Namun, ketika aku merantau ke Yogyakarta untuk melanjutkan pendidikan, aku disadarkan pada kenyataan bahwa dunia jauh lebih beragam daripada yang dibayangkan. Budaya di kota ini begitu berbeda, orang-orang di sini berbicara dengan halus, memilih kata dengan hati-hati, dan cenderung menghindari konflik langsung. Awalnya, aku merasa susah beradaptasi. Di tempat asalku, berbicara blak-blakan adalah tanda kejujuran, tetapi di Yogyakarta, cara itu bisa dianggap kurang sopan.

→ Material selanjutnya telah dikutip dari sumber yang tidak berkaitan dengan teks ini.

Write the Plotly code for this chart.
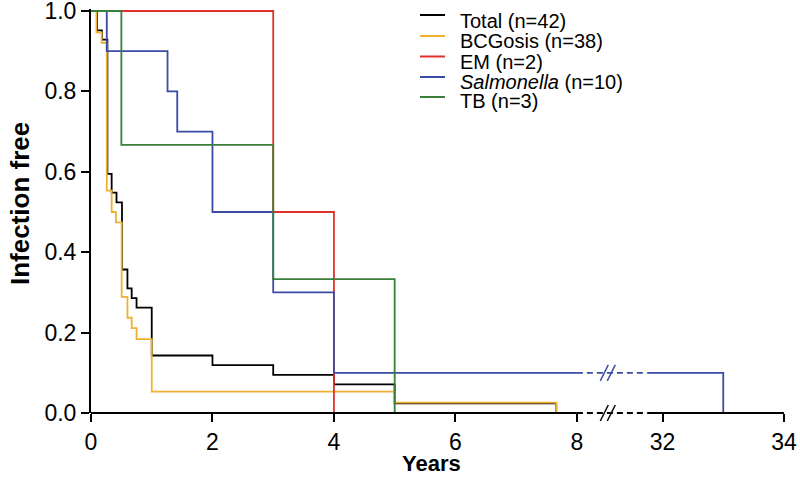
import plotly.graph_objects as go

# Kaplan-Meier steps: time in years, fraction infection free
total_t = [0, 0.10, 0.18, 0.27, 0.34, 0.42, 0.51, 0.60, 0.67, 0.75, 1.0, 2.0, 3.0, 4.0, 5.0, 7.66]
total_s = [1, 0.952, 0.929, 0.595, 0.548, 0.524, 0.357, 0.310, 0.286, 0.262, 0.143, 0.119, 0.095, 0.071, 0.024, 0]

bcg_t = [0, 0.09, 0.175, 0.26, 0.34, 0.41, 0.505, 0.60, 0.67, 0.75, 1.0, 5.0, 7.66]
bcg_s = [1, 0.947, 0.921, 0.553, 0.500, 0.474, 0.289, 0.237, 0.211, 0.184, 0.053, 0.026, 0]

em_t = [0, 3, 4]
em_s = [1, 0.5, 0]

sal_t = [0, 0.26, 1.26, 1.42, 2, 3, 4, 33]
sal_s = [1, 0.9, 0.8, 0.7, 0.5, 0.3, 0.1, 0]

tb_t = [0, 0.5, 3, 5]
tb_s = [1, 0.667, 0.333, 0]

names = ["Total (n=42)", "BCGosis (n=38)", "EM (n=2)", "<i>Salmonella</i> (n=10)", "TB (n=3)"]
colors = ["#000000", "#F0B030", "#E0302A", "#3B4BA5", "#3A7F3A"]
x_ticks = [0, 2, 4, 6, 8, 32, 34]
y_ticks = [0, 0.2, 0.4, 0.6, 0.8, 1.0]

# broken x axis: 8 .. 32 squeezed into a short gap
X_BREAK = 8.5
SHIFT = 32 - 9.41
BREAK_LO, BREAK_HI = 8.0, 31.75
FONT = "Liberation Sans, Arial, sans-serif"


def disp(t):
    return t if t <= X_BREAK else t - SHIFT


XMAX = disp(34)


def pieces(t, s):
    if t[-1] <= X_BREAK:
        return [(t, s, "solid")]
    i = next(k for k, v in enumerate(t) if v > X_BREAK)
    lvl = s[i - 1]
    return [(t[:i] + [BREAK_LO], s[:i] + [lvl], "solid"),
            ([BREAK_LO, BREAK_HI], [lvl, lvl], "6px,4px"),
            ([BREAK_HI] + t[i:], [lvl] + s[i:], "solid")]


fig = go.Figure()
series = [(total_t, total_s), (bcg_t, bcg_s), (em_t, em_s), (sal_t, sal_s), (tb_t, tb_s)]
for (t, s), name, col in zip(series, names, colors):
    for xs, ys, dash in pieces(t, s):
        fig.add_trace(go.Scatter(x=[disp(v) for v in xs], y=ys, mode="lines", line_shape="hv",
                                 line=dict(color=col, width=1.8, dash=dash),
                                 name=name, showlegend=False, hoverinfo="skip"))

# x axis line drawn by hand so the break can be dashed
shapes = [
    dict(type="line", xref="paper", yref="paper", x0=0, x1=disp(BREAK_LO) / XMAX, y0=0, y1=0,
         line=dict(color="black", width=2)),
    dict(type="line", xref="paper", yref="paper", x0=disp(BREAK_LO) / XMAX, x1=disp(BREAK_HI) / XMAX,
         y0=0, y1=0, line=dict(color="black", width=2, dash="6px,4px")),
    dict(type="line", xref="paper", yref="paper", x0=disp(BREAK_HI) / XMAX, x1=1, y0=0, y1=0,
         line=dict(color="black", width=2)),
]
mark_x = 8.55 / XMAX
for yref, yanchor, col in [("paper", 0, "black"), ("y", sal_s[-2], colors[3])]:
    for dx in (-8, -1):
        shapes.append(dict(type="line", xref="paper", yref=yref, xsizemode="pixel", ysizemode="pixel",
                           xanchor=mark_x, yanchor=yanchor, x0=dx - 2, x1=dx + 6, y0=-8, y1=8,
                           line=dict(color=col, width=1.5)))

# hand-made legend
W, H, L, T = 693, 404, 91, 9
px = lambda p: (p - L) / W
py = lambda p: (413 - p) / H
annotations = []
line_rows = [15, 36, 56.5, 77, 97]
text_rows = [21, 41.5, 61.5, 81.5, 101]
for name, col, ly, ty in zip(names, colors, line_rows, text_rows):
    shapes.append(dict(type="line", xref="paper", yref="paper", x0=px(420), x1=px(445),
                       y0=py(ly), y1=py(ly), line=dict(color=col, width=2)))
    annotations.append(dict(text=name, xref="paper", yref="paper", x=px(458), y=py(ty),
                            xanchor="left", yanchor="middle", showarrow=False,
                            font=dict(family=FONT, size=20, color="black")))

annotations.append(dict(text="<b>Infection free</b>", xref="paper", yref="paper", x=px(20), y=py(204),
                        textangle=-90, showarrow=False, xanchor="center", yanchor="middle",
                        font=dict(family=FONT, size=26, color="black")))
annotations.append(dict(text="<b>Years</b>", xref="paper", yref="paper", x=px(431), y=py(464),
                        showarrow=False, xanchor="center", yanchor="middle",
                        font=dict(family=FONT, size=22, color="black")))

fig.update_layout(
    width=800, height=478, margin=dict(l=L, r=16, t=T, b=65),
    plot_bgcolor="white", paper_bgcolor="white",
    shapes=shapes, annotations=annotations,
    font=dict(family=FONT, size=23, color="black"),
)
fig.update_xaxes(range=[0, XMAX], showline=False, showgrid=False, zeroline=False, automargin=False,
                 ticks="outside", ticklen=8, tickwidth=2, tickcolor="black",
                 ticklabeloverflow="allow",
                 tickvals=[disp(v) for v in x_ticks], ticktext=[str(v) for v in x_ticks])
fig.update_yaxes(range=[0, 1.005], showline=True, linewidth=2, linecolor="black", automargin=False,
                 showgrid=False, zeroline=False, ticks="outside", ticklen=8, tickwidth=2,
                 ticklabeloverflow="allow",
                 tickcolor="black", tickvals=y_ticks, tickformat=".1f")

# page has a default body margin; drop it so the figure fills the window
fig.write_html("out.html", config={"displayModeBar": False},
               post_script="document.body.style.margin='0';")
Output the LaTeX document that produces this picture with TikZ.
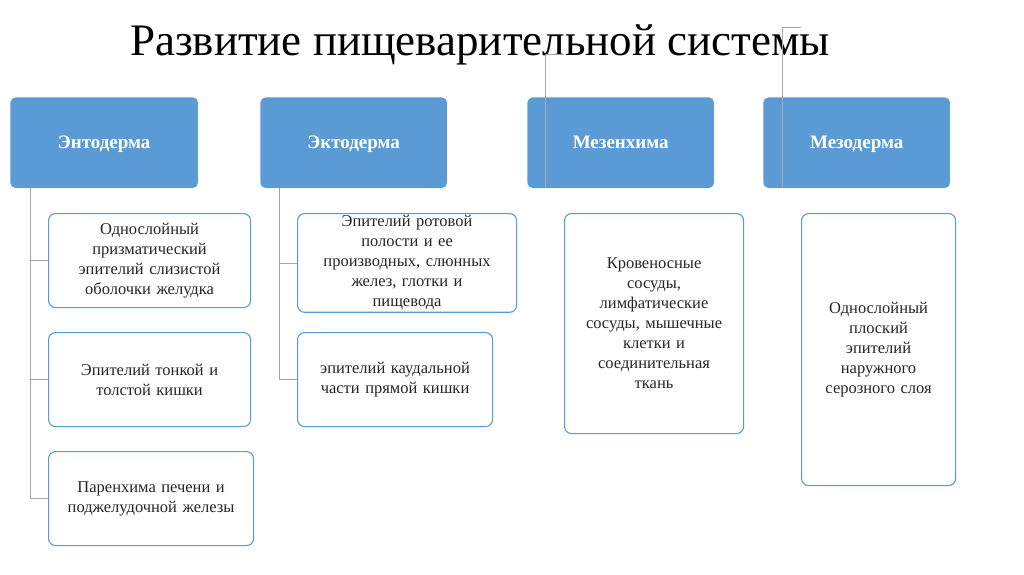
\documentclass[tikz,border=0pt]{standalone}
\usepackage{fontspec}
\setmainfont{Liberation Serif}
\begin{document}
\begin{tikzpicture}[x=1pt,y=-1pt,
 hdr/.style={draw=white,fill=hblue,rounded corners=5pt,anchor=north west,text=white,font=\fontsize{19}{22}\selectfont\bfseries,align=center,inner sep=0pt,text depth=0pt},
 sub/.style={draw=hblue,line width=1.1pt,fill=white,rounded corners=7pt,anchor=north west,font=\fontsize{16.5}{20}\selectfont,align=center,inner sep=2pt,text=black!85},
 conn/.style={draw=gray!70,line width=0.8pt}]
\definecolor{hblue}{HTML}{5B9BD5}
\useasboundingbox (0,0) rectangle (1024,574);
\node (title) at (480,45) {\fontsize{45}{50}\selectfont Развитие пищеварительной системы};
\node[hdr,minimum width=188,minimum height=91] (h1) at (10,97) {Энтодерма};
\node[hdr,minimum width=187,minimum height=91] (h2) at (260,97) {Эктодерма};
\node[hdr,minimum width=187,minimum height=91] (h3) at (527,97) {Мезенхима};
\node[hdr,minimum width=187,minimum height=91] (h4) at (763,97) {Мезодерма};
\node[sub,minimum width=202,minimum height=94,text width=195] (a1) at (48,213) {Однослойный\\призматический\\эпителий слизистой\\оболочки желудка};
\node[sub,minimum width=202,minimum height=94,text width=195] (a2) at (48,332) {Эпителий тонкой и\\толстой кишки};
\node[sub,minimum width=205,minimum height=94,text width=198] (b0) at (48,451) {Паренхима печени и\\поджелудочной железы};
\node[sub,minimum width=219,minimum height=94,text width=210] (b1) at (297,213) {Эпителий ротовой\\полости и ее\\производных, слюнных\\желез, глотки и\\пищевода};
\node[sub,minimum width=195,minimum height=94,text width=188] (b2) at (297,332) {эпителий каудальной\\части прямой кишки};
\node[sub,minimum width=179,minimum height=220,text width=172] (c1) at (564,213) {Кровеносные\\сосуды,\\лимфатические\\сосуды, мышечные\\клетки и\\соединительная\\ткань};
\node[sub,minimum width=154,minimum height=272,text width=148] (d1) at (801,213) {Однослойный\\плоский\\эпителий\\наружного\\серозного слоя};
\coordinate (s1) at (30,188);\coordinate (s2) at (279,188);\coordinate (s3) at (545,188);\coordinate (s4) at (782,188);
\draw[conn] (s1) |- (b0.west); \draw[conn] (s1) |- (a1.west); \draw[conn] (s1) |- (a2.west);
\draw[conn] (s2) |- (b2.west); \draw[conn] (s2) |- (b1.west);
\draw[conn] (s3) |- ([yshift=134]s3 -| c1.west);
\draw[conn] (s4) |- ([yshift=161]s4 -| d1.west);
\end{tikzpicture}
\end{document}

Selain perbedaan dalam cara berkomunikasi, aku juga terkejut dengan perbedaan dalam makanan. Di Bima, masakan kami cenderung pedas dan kuat rasa bumbunya. Tetapi di Yogyakarta, hampir semua makanan yang aku coba terasa sangat manis. Mulai dari gudeg yang terkenal itu hingga makanan ringan seperti bakpia dan jadah, semuanya lebih manis dari yang aku bayangkan. Awalnya, aku agak kesulitan beradaptasi dengan rasa manis yang dominan dalam makanan di sini. Namun, lama-kelamaan aku mulai menikmatinya, meskipun tetap merasa masakan di Bima jauh lebih berani dalam hal rasa.
Hidup di lingkungan yang beragam juga mempertemukanku dengan berbagai stereotipe. Sebagai orang Bima, aku kadang dianggap keras atau terlalu lugas dalam berbicara. Di sisi lain, aku pernah mendengar stereotipe tentang orang Jawa yang dianggap terlalu lambat dalam mengambil keputusan. Aku menyadari bahwa stereotipe seperti ini, meski terlihat sederhana, bisa menjadi penghalang dalam membangun hubungan baik. Aku mencoba meluruskan pandangan-pandangan itu dengan berbagi cerita tentang nilai-nilai kekeluargaan dan gotong royong yang dijunjung tinggi di tempat asalku.